§ **DATASET CONTENT**
## begin

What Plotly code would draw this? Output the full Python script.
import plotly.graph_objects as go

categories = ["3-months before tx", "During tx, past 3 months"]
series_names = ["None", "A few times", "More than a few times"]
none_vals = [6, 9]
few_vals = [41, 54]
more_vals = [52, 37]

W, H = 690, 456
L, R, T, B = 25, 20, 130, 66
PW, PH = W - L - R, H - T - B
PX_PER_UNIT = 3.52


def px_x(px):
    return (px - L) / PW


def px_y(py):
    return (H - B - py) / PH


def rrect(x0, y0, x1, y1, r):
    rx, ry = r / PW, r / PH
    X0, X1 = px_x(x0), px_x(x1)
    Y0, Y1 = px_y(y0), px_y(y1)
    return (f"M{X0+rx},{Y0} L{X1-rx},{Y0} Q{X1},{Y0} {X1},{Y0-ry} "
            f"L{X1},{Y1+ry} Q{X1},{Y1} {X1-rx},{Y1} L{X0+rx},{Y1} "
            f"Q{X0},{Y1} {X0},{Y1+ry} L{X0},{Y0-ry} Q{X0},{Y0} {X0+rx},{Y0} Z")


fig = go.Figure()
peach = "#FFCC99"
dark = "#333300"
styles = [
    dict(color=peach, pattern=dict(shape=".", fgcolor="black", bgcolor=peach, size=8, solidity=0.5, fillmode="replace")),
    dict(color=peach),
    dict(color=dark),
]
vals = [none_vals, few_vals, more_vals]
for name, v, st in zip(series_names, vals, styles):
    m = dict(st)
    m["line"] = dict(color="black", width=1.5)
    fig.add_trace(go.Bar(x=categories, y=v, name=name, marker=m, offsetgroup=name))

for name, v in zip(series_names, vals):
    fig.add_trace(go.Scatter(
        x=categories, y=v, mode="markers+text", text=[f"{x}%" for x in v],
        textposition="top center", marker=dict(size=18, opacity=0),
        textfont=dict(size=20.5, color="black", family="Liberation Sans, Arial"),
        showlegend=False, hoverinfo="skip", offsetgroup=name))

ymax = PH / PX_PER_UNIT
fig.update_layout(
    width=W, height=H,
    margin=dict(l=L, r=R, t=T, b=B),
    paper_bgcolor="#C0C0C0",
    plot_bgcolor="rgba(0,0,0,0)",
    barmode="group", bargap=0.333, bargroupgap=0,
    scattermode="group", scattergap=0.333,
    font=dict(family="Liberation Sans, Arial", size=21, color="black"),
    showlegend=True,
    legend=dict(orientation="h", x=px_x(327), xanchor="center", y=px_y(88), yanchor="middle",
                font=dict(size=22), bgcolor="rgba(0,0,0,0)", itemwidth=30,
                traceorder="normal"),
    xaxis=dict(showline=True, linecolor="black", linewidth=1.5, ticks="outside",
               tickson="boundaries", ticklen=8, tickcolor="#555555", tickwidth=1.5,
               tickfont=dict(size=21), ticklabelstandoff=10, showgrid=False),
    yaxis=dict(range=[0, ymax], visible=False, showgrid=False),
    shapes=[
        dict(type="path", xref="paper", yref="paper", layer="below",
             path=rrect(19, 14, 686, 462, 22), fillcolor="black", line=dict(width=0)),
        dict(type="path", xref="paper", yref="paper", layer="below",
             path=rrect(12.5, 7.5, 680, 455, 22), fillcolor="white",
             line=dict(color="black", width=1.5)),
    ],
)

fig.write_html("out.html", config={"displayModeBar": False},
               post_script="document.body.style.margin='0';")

## end
## begin

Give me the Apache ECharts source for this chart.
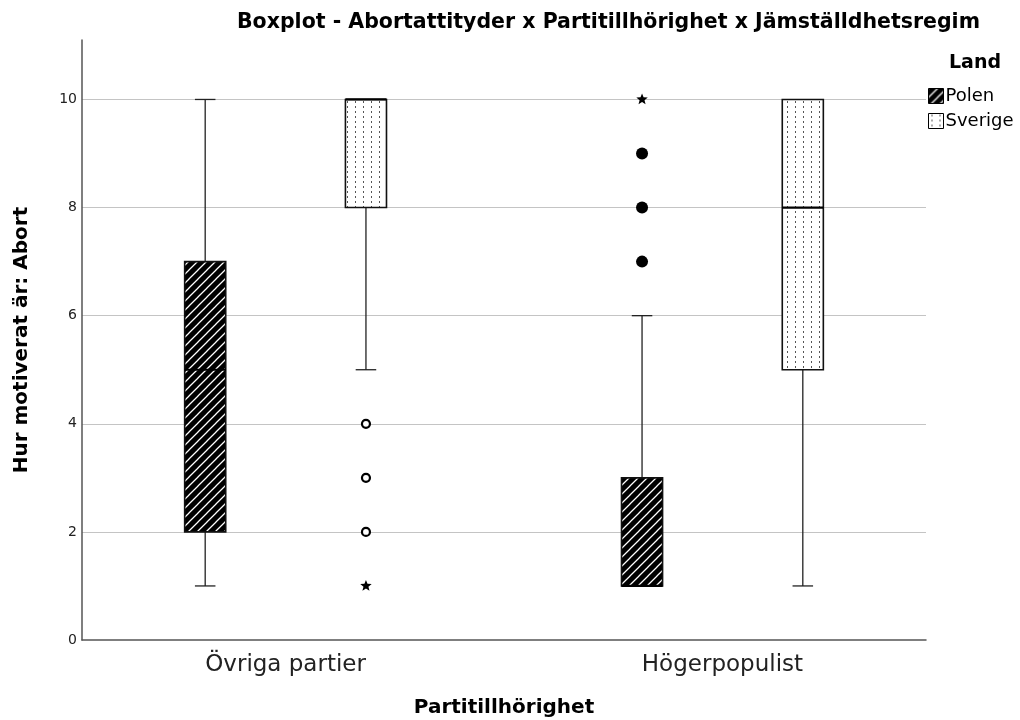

## end

In the listing above, find the line containing "What Plotly code" and the line containing "return (H - B - py) / PH", then quote both, plus every line between them, exactly as written.

What Plotly code would draw this? Output the full Python script.
import plotly.graph_objects as go

categories = ["3-months before tx", "During tx, past 3 months"]
series_names = ["None", "A few times", "More than a few times"]
none_vals = [6, 9]
few_vals = [41, 54]
more_vals = [52, 37]

W, H = 690, 456
L, R, T, B = 25, 20, 130, 66
PW, PH = W - L - R, H - T - B
PX_PER_UNIT = 3.52


def px_x(px):
    return (px - L) / PW


def px_y(py):
    return (H - B - py) / PH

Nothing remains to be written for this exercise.